"Rp 10. 000 saja," katanya santai seperti menagih kepada orang yang dikenal.
"Apa? Kamu pikir ... ," satu pukulan mendarat di mulut.
"Kalau tidak ada uang, jalan saja," ia menendangnya.
"Cepat mati ya!" katanya.
"Ayo, patungan! 5. 000-lah per orang," pintanya kemudian kepada teman-temannya.
Mencari arak di kampungnya tidak susah. Sebagian orang menghidupi keluarga dengan menyadap aren, kemudian diolah menjadi sopi4. Per botol air mineral kecil, biasa dihargai Rp 25. 000, itu untuk kelas menengah. Kalau mau yang lebih kejam lagi kerasnya, disebut BM5 (bakar menyala) biasa dihargai Rp 50. 000/botol air mineral kecil.
"Kalian tahu sekarang terjadi apa? Kok kalian masih main-main? Mengerti kan social distancing? Masih kumpul-kumpul saja!" bentak Pak Zaver, ketua RT.

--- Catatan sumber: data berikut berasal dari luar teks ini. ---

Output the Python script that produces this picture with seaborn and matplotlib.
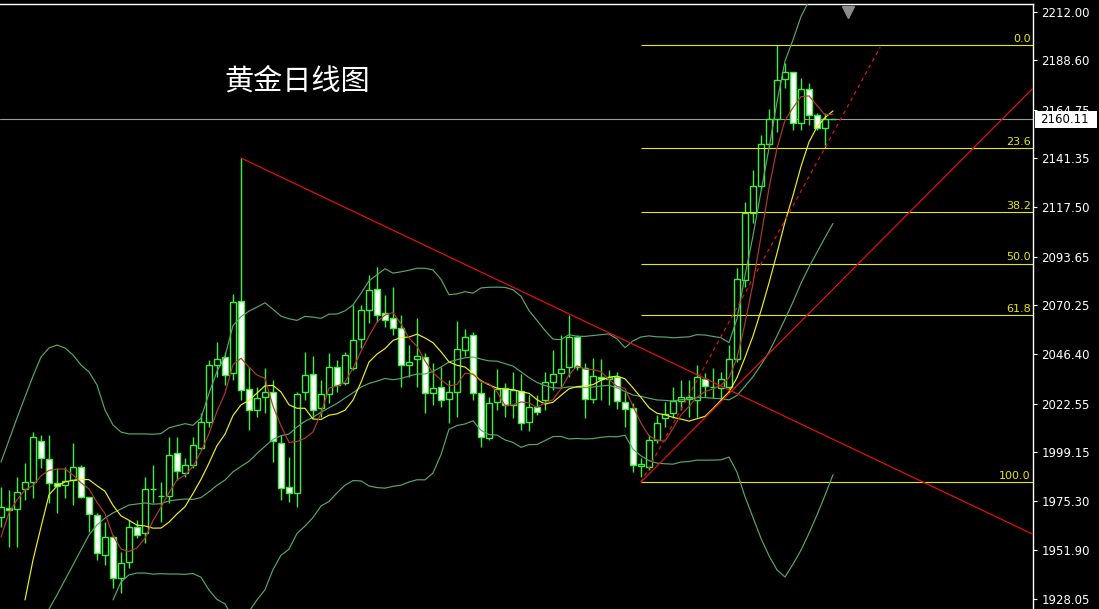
import numpy as np
import pandas as pd
import matplotlib
matplotlib.use('Agg')
import matplotlib.pyplot as plt
import matplotlib.transforms as mtransforms
from matplotlib.patches import Rectangle
import seaborn as sns

# =========================
# 1. Data (daily gold candles)
# =========================
opens = [1967.7, 1972.2, 1971.6, 1981.3, 1984.7, 2004.5, 1995.8, 1984.2, 1983.2, 1985.6,
         1991.9, 1977.4, 1968.7, 1949.3, 1958.1, 1938.2, 1946.0, 1962.9, 1960.0, 1981.3,
         1977.9, 1977.9, 1998.7, 1989.0, 1992.9, 2001.1, 2013.7, 2041.2, 2045.1, 2037.4,
         2072.2, 2029.6, 2019.5, 2025.8, 2028.2, 2003.5, 1982.2, 1979.3, 2028.2, 2036.9,
         2020.4, 2027.2, 2040.3, 2032.5, 2039.8, 2053.8, 2067.9, 2078.0, 2066.4, 2064.0,
         2059.1, 2041.2, 2044.1, 2045.1, 2027.7, 2030.6, 2024.8, 2028.2, 2048.5, 2055.8,
         2027.7, 2005.9, 2023.4, 2030.1, 2021.9, 2028.7, 2013.7, 2020.9, 2024.3, 2033.0,
         2037.4, 2040.3, 2054.8, 2039.8, 2024.8, 2035.4, 2034.5, 2035.4, 2023.4, 2020.4,
         1992.4, 1991.9, 2005.0, 2015.6, 2018.0, 2023.8, 2024.8, 2024.3, 2034.5, 2030.6,
         2030.1, 2030.6, 2044.1, 2082.4, 2114.8, 2127.8, 2148.1, 2160.2, 2179.6, 2183.0,
         2158.3, 2174.7, 2162.2, 2155.9, 2160.11]
highs = [1982.2, 1980.8, 1987.1, 1993.8, 2008.8, 2007.4, 2007.4, 1991.4, 1991.9, 2003.5,
         1992.9, 1977.4, 1969.7, 1965.3, 1959.0, 1950.8, 1966.3, 1966.3, 1987.1, 1992.9,
         1984.7, 2006.4, 2006.4, 1996.3, 2006.4, 2018.0, 2043.7, 2052.4, 2047.5, 2075.6,
         2141.4, 2040.3, 2030.6, 2039.8, 2034.0, 2007.4, 1996.7, 2028.2, 2047.5, 2045.6,
         2034.0, 2047.0, 2043.7, 2047.5, 2070.3, 2070.3, 2084.8, 2088.7, 2075.1, 2079.0,
         2065.4, 2050.9, 2064.0, 2047.0, 2042.2, 2040.3, 2034.0, 2062.5, 2058.7, 2057.2,
         2033.0, 2025.8, 2039.3, 2032.5, 2037.9, 2036.9, 2026.7, 2026.7, 2037.9, 2048.5,
         2055.8, 2065.4, 2055.8, 2042.2, 2044.6, 2044.1, 2038.8, 2037.9, 2028.2, 2022.9,
         1996.3, 2007.4, 2017.1, 2023.4, 2030.6, 2034.0, 2034.0, 2041.2, 2037.4, 2039.8,
         2037.9, 2050.9, 2088.2, 2120.1, 2135.6, 2152.5, 2165.1, 2196.0, 2187.3, 2183.0,
         2180.1, 2177.6, 2163.1, 2163.1, 2160.11]
lows = [1962.9, 1953.2, 1953.2, 1975.9, 1976.9, 1991.4, 1974.5, 1969.7, 1976.9, 1973.5,
        1976.9, 1960.5, 1946.9, 1944.5, 1933.4, 1931.0, 1943.1, 1957.6, 1955.1, 1974.5,
        1965.3, 1974.5, 1985.6, 1987.1, 1991.4, 2000.1, 2011.3, 2035.4, 2031.6, 2034.0,
        2024.3, 2009.8, 2016.1, 2018.0, 1994.3, 1975.9, 1975.0, 1972.6, 2024.3, 2015.6,
        2016.1, 2022.9, 2028.2, 2031.6, 2038.8, 2049.5, 2061.6, 2062.0, 2059.6, 2055.8,
        2030.6, 2035.4, 2030.6, 2018.0, 2021.9, 2020.9, 2013.2, 2016.1, 2045.6, 2024.3,
        2001.6, 2005.0, 2019.5, 2016.1, 2015.6, 2009.8, 2009.3, 2017.1, 2019.5, 2029.2,
        2030.1, 2035.4, 2038.8, 2015.6, 2022.9, 2024.3, 2021.9, 2019.9, 2011.3, 1989.5,
        1987.0, 1990.5, 2003.5, 2011.3, 2015.6, 2019.5, 2016.1, 2016.1, 2025.8, 2025.3,
        2024.3, 2027.7, 2042.7, 2079.0, 2109.9, 2125.9, 2146.7, 2154.0, 2175.2, 2154.9,
        2154.9, 2157.3, 2154.9, 2146.2, 2160.11]
closes = [1972.6, 1971.1, 1979.8, 1984.7, 2006.4, 1996.3, 1984.2, 1982.7, 1985.1, 1991.9,
          1977.4, 1969.2, 1950.3, 1958.1, 1938.2, 1945.5, 1962.9, 1959.0, 1981.3, 1981.3,
          1977.9, 1997.7, 1990.0, 1992.9, 2002.6, 2013.7, 2041.2, 2044.1, 2036.4, 2071.7,
          2029.2, 2019.5, 2025.3, 2028.2, 2004.5, 1981.8, 1979.3, 2027.2, 2036.4, 2019.5,
          2027.2, 2040.3, 2031.6, 2046.1, 2053.3, 2067.9, 2077.5, 2065.4, 2063.0, 2059.1,
          2041.2, 2042.7, 2045.6, 2027.7, 2030.1, 2024.3, 2028.2, 2049.0, 2054.8, 2027.7,
          2006.4, 2022.9, 2029.6, 2021.9, 2029.2, 2013.2, 2020.9, 2018.5, 2033.0, 2036.9,
          2039.3, 2054.8, 2040.3, 2024.8, 2035.9, 2034.5, 2035.4, 2023.8, 2019.9, 1992.9,
          1993.4, 2005.0, 2013.2, 2017.5, 2023.8, 2025.8, 2025.8, 2035.4, 2031.1, 2030.6,
          2034.5, 2044.1, 2082.8, 2114.8, 2127.8, 2148.1, 2160.2, 2179.1, 2183.0, 2158.3,
          2174.7, 2162.2, 2155.9, 2160.2, 2160.11]

# indicator values at the left edge, where the rolling window is not full yet
ma5_head = [1958.0, 1969.7, 1976.0, 1980.8]
ma10_head = [np.nan, np.nan, np.nan, 1927.6, 1946.9, 1962.9, 1978.4, 1982.7, 1984.7]
bb_up_head = [1994.3, 2004.9, 2015.6, 2025.8, 2035.9, 2045.1, 2049.5, 2050.9, 2049.5, 2046.1,
              2041.2, 2037.9, 2031.6, 2019.5, 2012.2, 2008.8, 2007.9, 2007.9, 2007.9]
bb_mid_head = [np.nan, np.nan, np.nan, np.nan, np.nan, np.nan, 1923.2, 1930.0, 1937.3, 1944.5,
               1951.8, 1959.0, 1963.9, 1967.2, 1969.7, 1971.6, 1973.5, 1974.0, 1974.5]
bb_low_head = [np.nan] * 14 + [1927.6, 1936.3, 1939.7, 1940.6, 1940.6]

price_ticks = [2212.00, 2188.60, 2164.75, 2141.35, 2117.50, 2093.65, 2070.25,
               2046.40, 2022.55, 1999.15, 1975.30, 1951.90, 1928.05]
current_price = 2160.11

fib_high = 2196.0
fib_low = 1984.6
fib_start = 80
fib_levels = [0.0, 23.6, 38.2, 50.0, 61.8, 100.0]

down_line = [(30, 2141.4), (71, 2066.0)]
up_line = [(80, 1984.6), (90, 2023.5)]
dash_line = [(80, 1984.6), (109.9, 2195.0)]

title = '黄金日线图'

# =========================
# 2. Indicators
# =========================
df = pd.DataFrame({'open': opens, 'high': highs, 'low': lows, 'close': closes})
df['i'] = np.arange(len(df))

df['ma5'] = df['close'].rolling(5).mean()
df['ma10'] = df['close'].rolling(10).mean()
mid = df['close'].rolling(20).mean()
sd = df['close'].rolling(20).std(ddof=0)
df['bb_mid'] = mid
df['bb_up'] = mid + 2 * sd
df['bb_low'] = mid - 2 * sd

df.loc[:len(ma5_head) - 1, 'ma5'] = ma5_head
df.loc[:len(ma10_head) - 1, 'ma10'] = ma10_head
df.loc[:len(bb_up_head) - 1, 'bb_up'] = bb_up_head
df.loc[:len(bb_mid_head) - 1, 'bb_mid'] = bb_mid_head
df.loc[:len(bb_low_head) - 1, 'bb_low'] = bb_low_head

# =========================
# 3. Figure
# =========================
sns.set_theme(style='dark', rc={'axes.facecolor': 'black', 'figure.facecolor': 'black'})
plt.rcParams['font.family'] = ['DejaVu Sans']

W, H = 1099, 609
fig = plt.figure(figsize=(W / 100, H / 100), dpi=100)
ax = fig.add_axes([0, 0, 1033 / W, 605 / H])
ax.set_facecolor('black')

x_max = 129.0
ax.set_xlim(-0.125, x_max)
ax.set_ylim(1923.2, 2215.9)

green = '#3cf03c'
up = df['close'] >= df['open']

# candles
ax.vlines(df['i'], df['low'], df['high'], color=green, lw=1.0, zorder=2)
ax.bar(df['i'], (df['close'] - df['open']).abs(),
       bottom=df[['open', 'close']].min(axis=1), width=0.72,
       color=np.where(up, 'black', 'white'), edgecolor=green, linewidth=1.0, zorder=3)

# bollinger + moving averages
for col, c in [('bb_up', '#55a870'), ('bb_mid', '#55a870'), ('bb_low', '#55a870'),
               ('ma10', '#f0f020'), ('ma5', '#b03a2e')]:
    d = df[['i', col]].dropna()
    sns.lineplot(x=d['i'], y=d[col], ax=ax, color=c, lw=0.85,
                 estimator=None, sort=False, legend=False, zorder=4)

# current price line
ax.axhline(current_price, color='#9a9a9a', lw=0.8, zorder=1)

# fibonacci levels
fib_color = '#e8e800'
for lv in fib_levels:
    p = fib_high - (fib_high - fib_low) * lv / 100
    ax.hlines(p, fib_start, x_max, color=fib_color, lw=0.8, zorder=3)
    ax.annotate(f'{lv:.1f}', xy=(0.998, p), xycoords=('axes fraction', 'data'),
                xytext=(0, 1), textcoords='offset points',
                ha='right', va='bottom', color=fib_color, fontsize=8)

# trend lines
def extend(pts, x_end):
    (x0, y0), (x1, y1) = pts
    k = (y1 - y0) / (x1 - x0)
    return [x0, x_end], [y0, y0 + k * (x_end - x0)]

xs, ys = extend(down_line, x_max)
ax.plot(xs, ys, color='#e01010', lw=0.9, zorder=6)
xs, ys = extend(up_line, x_max)
ax.plot(xs, ys, color='#e01010', lw=0.9, zorder=6)
ax.plot([p[0] for p in dash_line], [p[1] for p in dash_line],
        color='#e01010', lw=0.9, ls=(0, (3, 3)), zorder=6)

# =========================
# 4. Axes styling
# =========================
for s in ['left', 'bottom']:
    ax.spines[s].set_visible(False)
for s in ['right', 'top']:
    ax.spines[s].set_color('white')
    ax.spines[s].set_linewidth(1)

ax.set_xticks([])
ax.yaxis.tick_right()
ax.set_yticks(price_ticks)
ax.set_yticklabels([f'{t:.2f}' for t in price_ticks])
ax.tick_params(axis='y', direction='out', length=3, width=0.8, color='white',
               labelcolor='white', labelsize=8.5, pad=3)
ax.set_xlabel('')
ax.set_ylabel('')
ax.grid(False)

# current price box on the axis
tr = mtransforms.blended_transform_factory(fig.transFigure, ax.transData)
ax.add_patch(Rectangle((1035 / W, current_price - 4.1), 62 / W, 8.2, transform=tr,
                       facecolor='white', edgecolor='none', clip_on=False, zorder=10))
ax.text(1040 / W, current_price, f'{current_price:.2f}', transform=tr,
        color='black', fontsize=8.5, va='center', ha='left', clip_on=False, zorder=11)

# chart shift marker
ax.plot([848 / 1033], [0.987], marker='v', color='#8c8c8c', markersize=8,
        transform=ax.transAxes, clip_on=False, zorder=10)

# title
fig.text(297 / W, 1 - 82 / H, title, color='white', fontsize=21,
         family=['Noto Sans CJK SC', 'DejaVu Sans'], ha='center', va='center')

fig.savefig('out.png', dpi=100, facecolor='black')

Teman-temannya menunduk takut. Vindi sudah mulai pusing. Kesadarannya terbang ke dunia lain. Ia mencoba bangkit. Dibantingnya sloki di tangannya. Di sepaknya api yang masih membara, sebelumnya mereka memanggang ayam hasil curian.
"Hei ...!" teriaknya.
"Kenapa harus takut dengan virus corona itu? Harusnya kita takut sama Tuhan, bukan virus!" katanya.
Pak RT sesaat terdiam. Ia tahu betul watak salah satu warganya yang miring itu. Pak RT mengambil sikap sopan. Sebab pak RT tahu betul menghadapi orang mabuk.